Sometimes, things work out. In 2005, the Lions' offensive scheme adapted to Robinson's style and he guided the team to the BCS Orange Bowl. Robinson is in the NFL now, but as a reserve running back with the San Francisco 49ers.
Sometimes, a quarterback has to fall into the right situation.
"Ultimately, it comes down to whether everything lines up for you," Collins said. "I was on a great team and was able to have success with a team that went all the way to an undefeated season. At the end of the day, if you got the ability to play the next level you're going to play."
But outsiders believe that doing so is hindered by a Penn State offensive philosophy that is stuck in the past.

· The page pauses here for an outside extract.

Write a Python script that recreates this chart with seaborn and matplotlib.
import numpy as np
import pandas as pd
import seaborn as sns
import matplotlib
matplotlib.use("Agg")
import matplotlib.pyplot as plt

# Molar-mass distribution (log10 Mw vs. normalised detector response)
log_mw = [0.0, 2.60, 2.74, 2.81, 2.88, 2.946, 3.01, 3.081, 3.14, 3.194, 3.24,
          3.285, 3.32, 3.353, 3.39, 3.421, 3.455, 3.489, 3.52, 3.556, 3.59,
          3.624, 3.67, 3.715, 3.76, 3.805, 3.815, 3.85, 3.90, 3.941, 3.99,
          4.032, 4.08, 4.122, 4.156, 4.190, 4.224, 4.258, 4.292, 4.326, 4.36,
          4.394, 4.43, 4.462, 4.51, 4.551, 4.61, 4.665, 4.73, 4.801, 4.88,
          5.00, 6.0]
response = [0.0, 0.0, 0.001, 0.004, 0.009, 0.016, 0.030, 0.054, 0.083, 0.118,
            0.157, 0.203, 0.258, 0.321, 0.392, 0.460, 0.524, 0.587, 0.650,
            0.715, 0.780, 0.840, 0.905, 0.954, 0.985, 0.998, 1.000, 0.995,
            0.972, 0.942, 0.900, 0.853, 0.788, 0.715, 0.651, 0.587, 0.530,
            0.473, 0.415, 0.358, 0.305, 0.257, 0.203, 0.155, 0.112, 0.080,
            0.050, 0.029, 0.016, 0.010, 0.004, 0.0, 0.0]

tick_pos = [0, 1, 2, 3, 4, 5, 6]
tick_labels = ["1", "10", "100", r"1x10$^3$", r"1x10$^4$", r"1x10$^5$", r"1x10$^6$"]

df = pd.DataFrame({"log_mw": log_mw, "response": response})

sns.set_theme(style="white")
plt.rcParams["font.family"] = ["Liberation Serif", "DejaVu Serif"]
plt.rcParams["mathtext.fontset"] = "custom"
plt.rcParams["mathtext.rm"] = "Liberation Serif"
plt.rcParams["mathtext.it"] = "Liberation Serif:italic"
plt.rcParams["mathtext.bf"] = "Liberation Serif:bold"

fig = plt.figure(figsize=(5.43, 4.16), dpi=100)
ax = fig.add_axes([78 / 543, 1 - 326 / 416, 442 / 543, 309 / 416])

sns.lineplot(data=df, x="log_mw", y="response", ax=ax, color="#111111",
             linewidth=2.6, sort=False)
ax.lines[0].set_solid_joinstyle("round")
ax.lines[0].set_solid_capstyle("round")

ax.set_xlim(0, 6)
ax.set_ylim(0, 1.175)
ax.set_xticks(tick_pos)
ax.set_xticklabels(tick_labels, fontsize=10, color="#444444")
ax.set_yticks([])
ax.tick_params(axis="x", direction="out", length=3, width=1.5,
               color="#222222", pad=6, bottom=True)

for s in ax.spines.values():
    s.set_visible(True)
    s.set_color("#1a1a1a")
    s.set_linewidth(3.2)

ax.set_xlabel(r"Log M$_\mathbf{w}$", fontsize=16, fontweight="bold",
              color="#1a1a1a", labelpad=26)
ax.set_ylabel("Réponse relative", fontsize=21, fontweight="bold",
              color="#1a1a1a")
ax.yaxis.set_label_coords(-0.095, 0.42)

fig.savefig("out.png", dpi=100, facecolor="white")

"You have to go with what's conducive and I don't know if they're doing that," Reitz said.
Whether or not that belief is correct is up for debate. But it doesn't really matter.
Outside thoughts are the ones that college coaches have to sway in their favor when recruiting. And it's also those beliefs that result in outside decisions, like should we draft a Penn State quarterback?
"Every school has their reputation," Cantafio said. "Penn State's reputation is not quarterbacks. Linebackers? Yes."